Why and how are some shared libraries runnable, as though they are executables?
That library has a main()
function or equivalent entry point, and was compiled in such a way that it is useful both as an executable and as a shared object.
Here's one suggestion about how to do this, although it does not work for me.
Here's another in an answer to a similar question on S.O, which I'll shamelessly plagiarize, tweak, and add a bit of explanation.

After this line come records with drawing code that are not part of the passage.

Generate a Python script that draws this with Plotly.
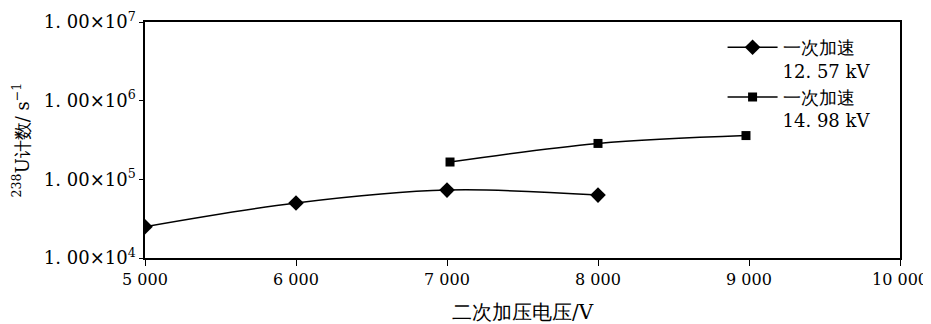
import plotly.graph_objects as go

x1 = [5000, 6000, 7000, 8000]
y1 = [2.5e4, 5.0e4, 7.3e4, 6.3e4]
x2 = [7020, 8000, 8980]
y2 = [1.66e5, 2.86e5, 3.6e5]
name1 = "一次加速<br>12. 57 kV"
name2 = "一次加速<br>14. 98 kV"
xticks = [5000, 6000, 7000, 8000, 9000, 10000]
xticklabels = ["5 000", "6 000", "7 000", "8 000", "9 000", "10 000"]
yticks = [1e4, 1e5, 1e6, 1e7]
yticklabels = ["1. 00×10<sup>4</sup>", "1. 00×10<sup>5</sup>", "1. 00×10<sup>6</sup>", "1. 00×10<sup>7</sup>"]

FONT = "DejaVu Serif"

fig = go.Figure()
fig.add_trace(go.Scatter(x=x1, y=y1, name=name1, mode="lines+markers",
                         line=dict(color="black", width=1.5, shape="spline"),
                         marker=dict(symbol="diamond", size=12, color="black")))
fig.add_trace(go.Scatter(x=x2, y=y2, name=name2, mode="lines+markers",
                         line=dict(color="black", width=1.5, shape="spline"),
                         marker=dict(symbol="square", size=9, color="black")))

fig.update_layout(
    width=923, height=316,
    margin=dict(l=137, r=31, t=14, b=66),
    paper_bgcolor="white", plot_bgcolor="white",
    font=dict(family=FONT, size=18, color="black"),
    showlegend=True,
    legend=dict(x=0.765, y=0.97, xanchor="left", yanchor="top", valign="top",
                bgcolor="rgba(0,0,0,0)", font=dict(size=18, family=FONT, color="black"),
                tracegroupgap=0, itemwidth=50),
    xaxis=dict(range=[5000, 10000], tickvals=xticks, ticktext=xticklabels,
               automargin=False, ticklabeloverflow="allow",
               showgrid=False, zeroline=False, showline=True, linecolor="black",
               linewidth=1.5, mirror=True, ticks="outside", ticklen=6,
               tickcolor="black", tickfont=dict(family=FONT, size=16, color="black"),
               title=dict(text="二次加压电压/V", font=dict(family=FONT, size=20, color="black"), standoff=20)),
    yaxis=dict(type="log", range=[4, 7], tickvals=yticks, ticktext=yticklabels,
               automargin=False, ticklabeloverflow="allow",
               showgrid=False, zeroline=False, showline=True, linecolor="black",
               linewidth=1.5, mirror=True, ticks="outside", ticklen=4,
               tickcolor="black", tickfont=dict(family=FONT, size=18, color="black"),
               title=dict(text="<sup>238</sup>U计数/ s<sup>−1</sup>", font=dict(family=FONT, size=18, color="black"), standoff=10)),
)
fig.write_html("out.html")
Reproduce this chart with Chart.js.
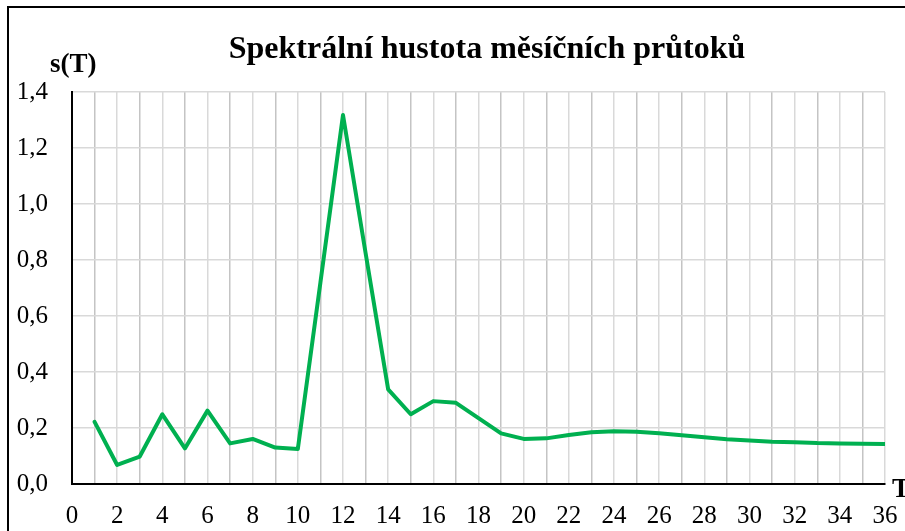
<!DOCTYPE html>
<html>
<head>
<meta charset="utf-8">
<script src="https://cdn.jsdelivr.net/npm/chart.js@4/dist/chart.umd.min.js"></script>
<style>
    html, body { margin: 0; padding: 0; background: #fff; overflow: hidden; }
    #wrap { position: relative; width: 905px; height: 531px; }
    #frame { position: absolute; left: 7px; top: 6px; width: 1200px; height: 900px;
             border-left: 2px solid #000; border-top: 2px solid #000; }
    canvas { position: absolute; left: 0; top: 0; }
    .lbl { position: absolute; font-family: 'Liberation Serif', 'Times New Roman', serif;
           font-weight: bold; color: #000; line-height: 1; white-space: nowrap; }
    #title { font-size: 32px; left: 487px; top: 31px; transform: translateX(-50%); }
    #ylab { font-size: 27px; left: 50px; top: 50px; }
    #xlab { font-size: 27px; left: 892px; top: 475px; }
</style>
</head>
<body>
<div id="wrap">
    <div id="frame"></div>
    <canvas id="spectrumChart" width="905" height="531"></canvas>
    <div class="lbl" id="title">Spektrální hustota měsíčních průtoků</div>
    <div class="lbl" id="ylab">s(T)</div>
    <div class="lbl" id="xlab">T</div>
</div>
<script>
// perioda T (měsíce)
const periods = [1, 2, 3, 4, 5, 6, 7, 8, 9, 10, 11, 12, 13, 14, 15, 16, 17, 18,
                 19, 20, 21, 22, 23, 24, 25, 26, 27, 28, 29, 30, 31, 32, 33, 34, 35, 36];
// spektrální hustota s(T)
const density = [0.222, 0.068, 0.098, 0.249, 0.127, 0.262, 0.145, 0.161, 0.130, 0.125,
                 0.720, 1.318, 0.825, 0.338, 0.249, 0.296, 0.290, 0.235, 0.181, 0.161,
                 0.163, 0.175, 0.185, 0.188, 0.187, 0.181, 0.174, 0.167, 0.160, 0.155,
                 0.151, 0.149, 0.146, 0.145, 0.144, 0.143];
// osy
const xMin = 0, xMax = 36;
const yMin = 0, yMax = 1.4, yStep = 0.2;

const points = periods.map((t, i) => ({ x: t, y: density[i] }));

const ctx = document.getElementById('spectrumChart').getContext('2d');
new Chart(ctx, {
    type: 'line',
    data: {
        datasets: [{
            label: 's(T)',
            data: points,
            borderColor: '#00b050',
            borderWidth: 4,
            borderJoinStyle: 'round',
            borderCapStyle: 'round',
            pointRadius: 0,
            tension: 0,
            fill: false
        }]
    },
    options: {
        responsive: false,
        devicePixelRatio: 1,
        animation: false,
        layout: { padding: { top: 92, right: 20, left: 0, bottom: 0 } },
        plugins: {
            legend: { display: false },
            title: { display: false },
            tooltip: { enabled: false }
        },
        scales: {
            x: {
                type: 'linear',
                min: xMin,
                max: xMax,
                afterFit: (scale) => {
                    scale.height = 47;
                    // posledni popisek "36" se vejde do okraje, neubirat plochu grafu
                    scale.paddingRight = 0;
                    scale.paddingLeft = 0;
                },
                ticks: {
                    stepSize: 1,
                    autoSkip: false,
                    maxRotation: 0,
                    padding: 17,
                    color: '#000',
                    font: { family: "'Liberation Serif', serif", size: 25 },
                    callback: (v) => (v % 2 === 0 ? String(v) : '')
                },
                grid: {
                    drawTicks: false,
                    lineWidth: 1.5,
                    color: (c) => (c.tick && c.tick.value % 2 ? '#c4c4c4' : '#d9d9d9')
                },
                border: { color: '#000', width: 2 }
            },
            y: {
                min: yMin,
                max: yMax,
                afterFit: (scale) => { scale.width = 72; },
                ticks: {
                    stepSize: yStep,
                    padding: 24,
                    color: '#000',
                    font: { family: "'Liberation Serif', serif", size: 25 },
                    callback: (v) => v.toFixed(1).replace('.', ',')
                },
                grid: {
                    drawTicks: false,
                    lineWidth: 1.5,
                    color: '#d9d9d9'
                },
                border: { color: '#000', width: 2 }
            }
        }
    }
});
</script>
</body>
</html>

First, source for our example library, test.c
:
#include <stdio.h>
void sayHello (char *tag) {
printf("%s: Hello!\n", tag);
}
int main (int argc, char *argv[]) {
sayHello(argv[0]);
return 0;
}
Compile that:
gcc -fPIC -pie -o libtest.so test.c -Wl,-E
Here, we are compiling a shared library (-fPIC
), but telling the linker that it's a regular executable (-pie
), and to make its symbol table exportable (-Wl,-E
), such that it can be usefully linked against.
And, although file
will say it's a shared object, it does work as an executable:
> ./libtest.so
./libtest.so: Hello!
Now we need to see if it can really be dynamically linked. An example program, program.c
:
#include <stdio.h>
extern void sayHello (char*);
int main (int argc, char *argv[]) {
puts("Test program.");
sayHello(argv[0]);
return 0;
}
Using extern
saves us having to create a header. Now compile that:
gcc program.c -L. -ltest
Before we can execute it, we need to add the path of libtest.so
for the dynamic loader:
export LD_LIBRARY_PATH=./
Now:
> ./a.out
Test program.
./a.out: Hello!
And ldd a.out
will show the linkage to libtest.so
.
Note that I doubt this is how glibc is actually compiled, since it is probably not as portable as glibc itself (see man gcc
with regard to the -fPIC
and -pie
switches), but it demonstrates the basic mechanism. For the real details you'd have to look at the source makefile.
Let's dive for an answer in a random glibc repo on GitHub.
This version provides a „banner“ in the file version.c
.
In the same file there are some interesting points:
the __libc_print_version
function that prints the text to stdout and the __libc_main (void)
symbol which is documented as the entry point.
So this symbol is called when running the library.
So how does the linker or compiler knows exactly that this is the entry point function?
Let's dive into the makefile. In the linker flags there is an interesting one:
# Give libc.so an entry point and make it directly runnable itself.
LDFLAGS-c.so += -e __libc_main
So this is the linker flag for setting the entry point for the library. When building a library you can provide the -e function_name
flag for the linker to enable an executable behavior.
What does it really do? Let's look into the manual (somewhat outdated but still valid):
The linker command language includes a command specifically for defining the first executable instruction in an output file (its entry point). Its argument is a symbol name:
ENTRY(symbol)
Like symbol assignments, the ENTRY command may be placed either as an independent command in the command file, or among the section definitions within the SECTIONS command--whatever makes the most sense for your layout.
ENTRY is only one of several ways of choosing the entry point. You may indicate it in any of the following ways (shown in descending order of priority: methods higher in the list override methods lower down).
the `-e' entry command-line option; the ENTRY(symbol) command in a linker control script; the value of the symbol start, if present; the address of the first byte of the .text section, if present; The address 0.
For example, you can use these rules to generate an entry point with an assignment statement: if no symbol start is defined within your input files, you can simply define it, assigning it an appropriate value---
start = 0x2020;
The example shows an absolute address, but you can use any expression. For example, if your input object files use some other symbol-name convention for the entry point, you can just assign the value of whatever symbol contains the start address to start:
start = other_symbol ;
(the current documentation can be found here)
The ld
linker actually does create an executable with an entry point function if you provide the command line option -e
(which is the most popular solution), provide a function symbol start
, or spcify a symbol address for the assembler.
However please note that it is not guaranteed to work with other linkers (I do not know if llvm's lld has the same flag). I am not aware why this should be useful for the purposes other than providing the information about the SO file.